1 Reply Latest reply on Sep 24, 2020 1:23 PM by Cara Jensen

    Seeking records of John Barker who worked on East River Bridge

    Douglas Robin Barker Newbie

      Does anyone know of available records of the immigration of English / European 'visitors' who arrived in New York City specifically to work on the East River Bridge / Brooklyn Bridge's essential underwater caissons; which created the tower foundations under the river? My great-grandfather John Barker (aka: Gentleman John; due to his "always wearing a velvet jacket") arrived at the central immigration site at the Battery, called:  Castle Garden, during c.1872. After his job / contract he was offered additional work and sailed back to England to his family which consisted of 8 children. I respectfully seek any kind assistance which can be afforded to me in this 'family tree' research project. Thank you very much indeed.

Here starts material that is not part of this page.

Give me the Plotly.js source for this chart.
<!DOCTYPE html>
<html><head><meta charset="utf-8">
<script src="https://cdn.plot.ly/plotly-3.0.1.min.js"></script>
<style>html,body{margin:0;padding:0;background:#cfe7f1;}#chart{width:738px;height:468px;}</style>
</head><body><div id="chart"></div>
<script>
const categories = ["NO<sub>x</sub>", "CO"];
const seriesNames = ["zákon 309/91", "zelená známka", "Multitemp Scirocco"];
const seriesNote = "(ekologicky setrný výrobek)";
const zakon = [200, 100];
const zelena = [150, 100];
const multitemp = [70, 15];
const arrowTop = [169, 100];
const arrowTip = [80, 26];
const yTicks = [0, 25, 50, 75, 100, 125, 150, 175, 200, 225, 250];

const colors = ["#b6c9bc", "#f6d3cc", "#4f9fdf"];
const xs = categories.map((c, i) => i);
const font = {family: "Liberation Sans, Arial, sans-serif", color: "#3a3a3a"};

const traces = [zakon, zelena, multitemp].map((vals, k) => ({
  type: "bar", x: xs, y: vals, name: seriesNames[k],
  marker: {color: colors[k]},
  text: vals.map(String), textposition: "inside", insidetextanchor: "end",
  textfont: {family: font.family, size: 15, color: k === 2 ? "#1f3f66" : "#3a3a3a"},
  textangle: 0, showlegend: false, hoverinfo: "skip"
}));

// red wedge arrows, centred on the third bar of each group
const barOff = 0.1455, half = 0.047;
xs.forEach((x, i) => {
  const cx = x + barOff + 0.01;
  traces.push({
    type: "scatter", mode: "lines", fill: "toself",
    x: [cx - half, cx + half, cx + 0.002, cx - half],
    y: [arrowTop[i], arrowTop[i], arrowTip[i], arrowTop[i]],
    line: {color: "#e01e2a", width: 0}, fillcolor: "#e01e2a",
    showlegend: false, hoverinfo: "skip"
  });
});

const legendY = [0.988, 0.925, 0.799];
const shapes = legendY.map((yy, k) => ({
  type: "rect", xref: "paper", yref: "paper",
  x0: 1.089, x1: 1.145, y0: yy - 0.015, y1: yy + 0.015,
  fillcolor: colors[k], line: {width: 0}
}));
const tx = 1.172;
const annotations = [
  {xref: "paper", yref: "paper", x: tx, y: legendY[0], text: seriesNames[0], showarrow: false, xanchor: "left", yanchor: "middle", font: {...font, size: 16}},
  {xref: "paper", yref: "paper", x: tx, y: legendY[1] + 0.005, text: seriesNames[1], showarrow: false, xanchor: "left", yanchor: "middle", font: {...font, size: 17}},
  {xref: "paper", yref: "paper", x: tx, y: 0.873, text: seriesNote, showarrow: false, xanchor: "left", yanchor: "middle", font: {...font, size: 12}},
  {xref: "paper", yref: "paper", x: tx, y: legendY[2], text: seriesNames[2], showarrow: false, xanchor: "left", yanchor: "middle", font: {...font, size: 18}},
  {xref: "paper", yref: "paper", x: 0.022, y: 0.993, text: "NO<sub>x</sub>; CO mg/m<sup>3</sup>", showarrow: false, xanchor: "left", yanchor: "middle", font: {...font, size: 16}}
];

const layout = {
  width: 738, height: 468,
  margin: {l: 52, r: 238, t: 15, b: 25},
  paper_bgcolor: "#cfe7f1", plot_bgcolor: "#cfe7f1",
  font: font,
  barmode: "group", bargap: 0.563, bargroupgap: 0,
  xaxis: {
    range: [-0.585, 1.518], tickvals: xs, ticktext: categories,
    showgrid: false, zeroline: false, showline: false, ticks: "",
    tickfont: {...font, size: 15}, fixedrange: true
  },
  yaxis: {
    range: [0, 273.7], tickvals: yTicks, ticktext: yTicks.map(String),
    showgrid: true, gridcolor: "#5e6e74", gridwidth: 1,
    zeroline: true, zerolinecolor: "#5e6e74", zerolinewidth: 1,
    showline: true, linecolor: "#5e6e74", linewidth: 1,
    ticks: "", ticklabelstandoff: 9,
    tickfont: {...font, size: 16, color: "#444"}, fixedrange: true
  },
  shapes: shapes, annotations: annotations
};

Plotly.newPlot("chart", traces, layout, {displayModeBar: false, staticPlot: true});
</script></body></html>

        • Re: Seeking records of John Barker who worked on East River Bridge
          Cara Jensen Scout

          Dear Mr. Barker,

           

          Thank you for posting your request on History Hub!

           

          We searched the National Archives Catalog and located the series Passenger Lists, 1820 - 1897 (M237) in the Records of the U.S. Customs Service (Record Group 36) that may contain immigration information for John Barker. For access to these records, please contact the National Archives at New York (RE-NY) via email at newyork.archives@nara.gov.

           

          Due to the COVID-19 pandemic and pursuant to guidance received from the Office of Management and Budget (OMB), NARA has adjusted its normal operations to balance the need of completing its mission-critical work while also adhering to the recommended social distancing for the safety of NARA staff. As a result of this re-prioritization of activities, you may experience a delay in receiving an initial acknowledgement as well as a substantive response to your reference request from RE-NY. We apologize for this inconvenience and appreciate your understanding and patience.

           

          M237 is available and searchable on Ancestry.com. There may be a fee for using Ancestry. M237 also is available using FamilySearch. Or, check for access at your local library as many library systems subscribe to these sites, making them free for their patrons.

           

          Lastly, we suggest that you review the NARA web pages on Immigration Records for more resources.

           

          We hope this is helpful. Best of luck with your family research!